LYNX Embedded Blog

Multi-core Cache Allocation Technology (CAT) Demo 

Tim Loveless grey bg 300px

Posted 9/20/2019

Tim Loveless  |  Principal Solutions Architect 

LYNX Software Technologies

This week saw LYNX’s cache partitioning feature for Lynx MOSA.ic™ demonstrated for the first time at the Collins Aerospace Embedded Computing Conference in Cedar Rapids, Iowa. Cache partitioning is a new feature of Lynx MOSA.ic™ released in September 2019 and based on Intel’s Cache Allocation Technology (CAT) CPU hardware feature.

What is Cache Allocation Technology (CAT)?

Cache Allocation Technology (CAT) has been available in Intel chips since 2015. Together with Cache Monitoring Technology (CMT) and Memory Bandwidth Monitoring (MBM), CAT forms a suite of hardware features aimed at mitigating the "noisy neighbor" problem. When multiple virtual machines (VMs) are hosted together on the same processor, the last level cache (LLC) is shared. This means that a VM running a memory intensive (noisy) application will hog the cache and reduce the performance, predictability and determinism of a second VM. Cache Allocation Technology enables the processor’s last level cache to be partitioned so that each VM can have their own dedicated subset of the LLC.

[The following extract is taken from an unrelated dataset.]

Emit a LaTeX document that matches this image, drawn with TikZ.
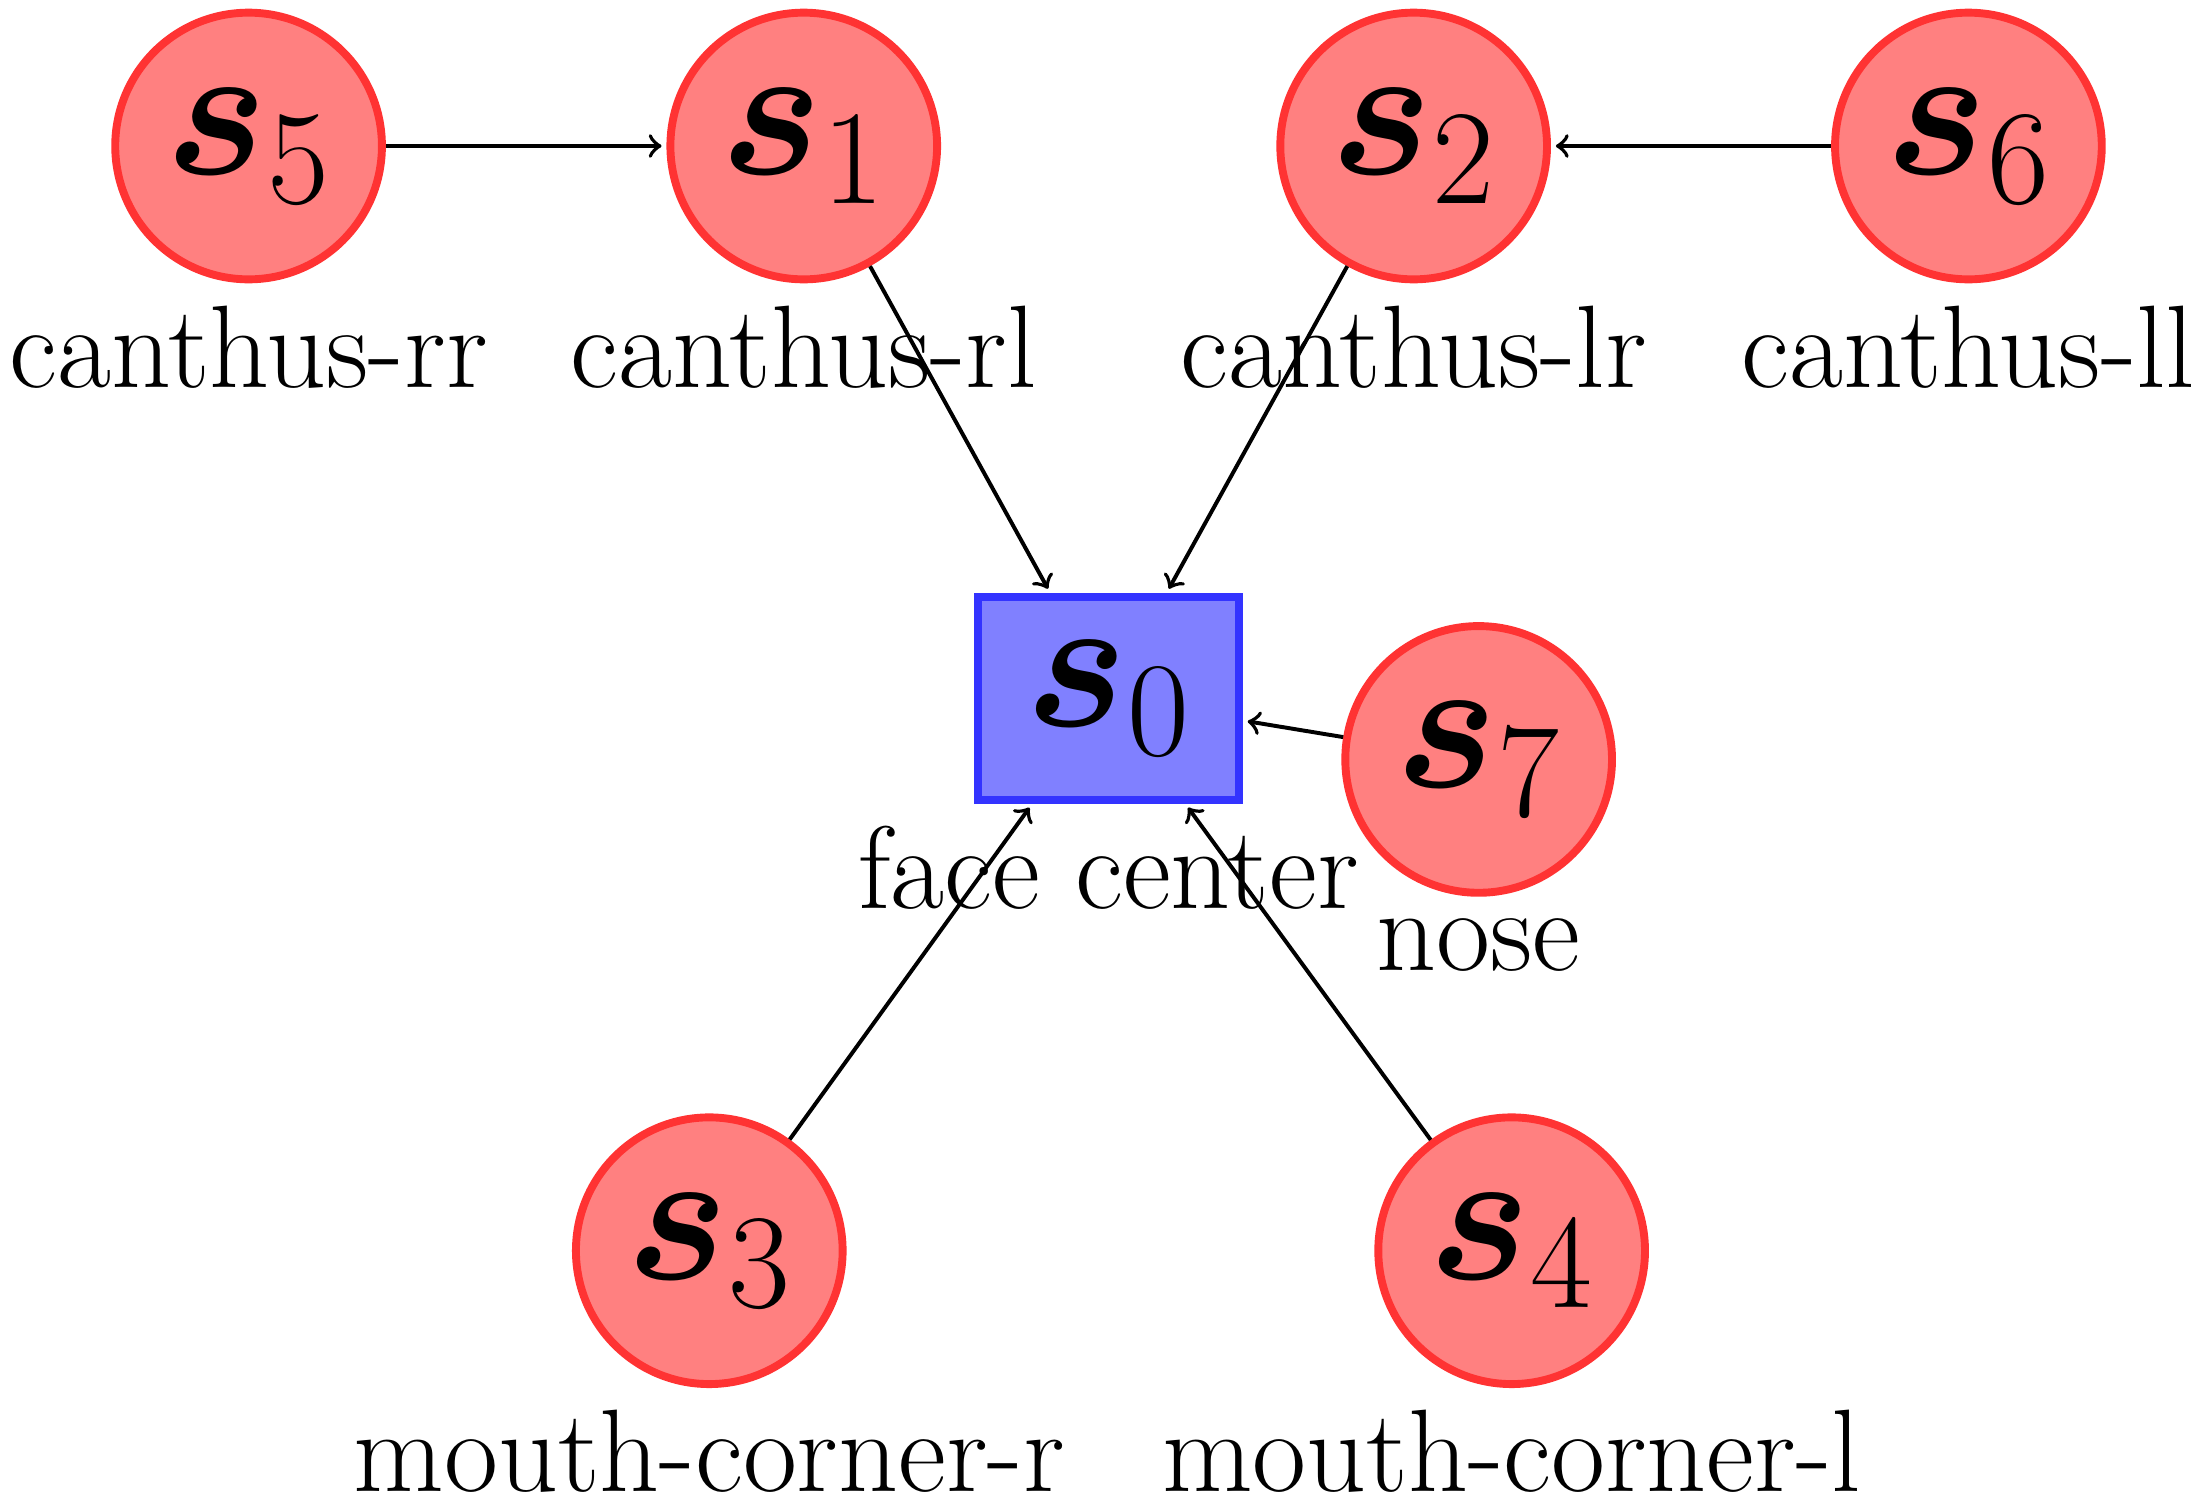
\RequirePackage{fix-cm}
\documentclass[tikz,border=0pt]{standalone}
\usepackage{amsmath}
\usetikzlibrary{positioning}

\begin{document}
\begin{tikzpicture}[ shorten >=1pt , on grid , auto ,
  landmark/.style = { circle , draw = red!80 , fill = red!50 , ultra thick , minimum size = 1.90cm , inner sep = 0pt , font = \fontsize{39}{47}\selectfont } ,
  root/.style = { rectangle , draw = blue!80 , fill = blue!50 , ultra thick , minimum width = 1.86cm , minimum height = 1.444cm , inner sep = 0pt , font = \fontsize{39}{47}\selectfont } ,
  every label/.style = { font = \fontsize{23.8}{28}\selectfont , label distance = 1pt } ]
\useasboundingbox (-7.896,-5.702) rectangle (7.784,4.975);
\node [ root , label = below:face center ] (s0) {$\boldsymbol{s}_0$};
\node [ landmark , label = below:canthus-rl ] (s1) [ above left = 3.935cm and 2.17cm of s0 ] {$\boldsymbol{s}_1$};
\node [ landmark , label = below:canthus-lr ] (s2) [ above right = 3.935cm and 2.175cm of s0 ] {$\boldsymbol{s}_2$};
\node [ landmark , label = below:canthus-rr ] (s5) [ left = 3.955cm of s1 ] {$\boldsymbol{s}_5$};
\node [ landmark , label = below:canthus-ll ] (s6) [ right = 3.952cm of s2 ] {$\boldsymbol{s}_6$};
\node [ landmark , label = below:nose ] (s7) [ below right = 0.435cm and 2.638cm of s0 ] {$\boldsymbol{s}_7$};
\node [ landmark , label = below:mouth-corner-r ] (s3) [ below left = 3.935cm and 2.843cm of s0 ] {$\boldsymbol{s}_3$};
\node [ landmark , label = below:mouth-corner-l ] (s4) [ below right = 3.935cm and 2.873cm of s0 ] {$\boldsymbol{s}_4$};
\path [->, thick]
(s5) edge (s1)
(s6) edge (s2)
(s1) edge (s0)
(s2) edge (s0)
(s7) edge (s0)
(s3) edge (s0)
(s4) edge (s0);
\end{tikzpicture}
\end{document}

Lynx MOSAic™ Cache Partitioning Technology (CAT) Demo v02

When defining the VMs on a multi-core processor (MCP), Lynx MOSA.ic™ version 1.5 has a new configuration parameter that allows you to specify what percentage of LLC should be allocated to each VM. Lynx MOSA.ic™ converts that percentage into a CAT class of service (CoS) bitmask that is used to setup the CAT hardware configuration. Once configured, cache partitioning is handled by dedicated hardware, so its operation is highly efficient imposing no performance overhead.

Leveraging CAT to Mitigate the Noisy Neighbor Problem

LYNX’s CAT demo uses 3 cores of an Intel® Xeon® D-1541 processor. The 12 MB L3 cache is setup so that 2 cores share one cache partition and the 3rd core has its own dedicated cache partition. Two victim applications report the time taken to read an incoming FIFO message while a noisy neighbor application competes with them. The noisy neighbor application is cycled around the 3 cores so that its impact on the victims can be compared when running in the same partition versus isolated. A 4th core is used to send FIFO messages, collect results and control the noisy neighbor’s location.

Cache partitioning does a good job of silencing the noisy neighbor. The case with the noisy neighbor isolated in its own cache partition is indistinguishable from eliminating the noisy neighbor entirely. In both cases, victim applications run in 4.9 – 5.1 µs. Moving the noisy neighbor into the same cache partition with the victim increases the victim’s runtime to 6.5 µs, an increase of 30%.

The Lynx MOSA.ic™ Modular Development Framework

Lynx MOSA.ic™ is founded on LynxSecure®—a programmable processor partitioning system which allows a MCP to be divided into virtual machines. At its core, Lynx MOSA.ic™ enables simpler software systems by harnessing CPU virtualization to partition systems into components. Simplicity is achieved by statically subdividing the hardware into smaller compute platforms and by eliminating the need for an operating system (OS) or hypervisor to act as a global resource manager. A modern quad-core system on chip (SoC), for example, could be subdivided into four mono-core compute platforms. The SMP RTOS scheduling processes across the four cores can be eliminated, replaced instead with four bare-metal applications. This approach removes as much complexity as possible between application interfaces and hardware. If an application requires the use of a filesystem, network stack, RTOS, or OS then it may be used, but the developer is not forced to include software that is unnecessary to the design.

LYNX expects cache partitioning to be a valuable tool to improve performance, predictability, and determinism of real-time systems running on multi-core processors. We expect it to find practical application in avionics, automotive, and industrial systems and to be important for mitigating multi-core interference in safety critical systems built to comply with DO-178C, IEC 61508, and ISO 26262.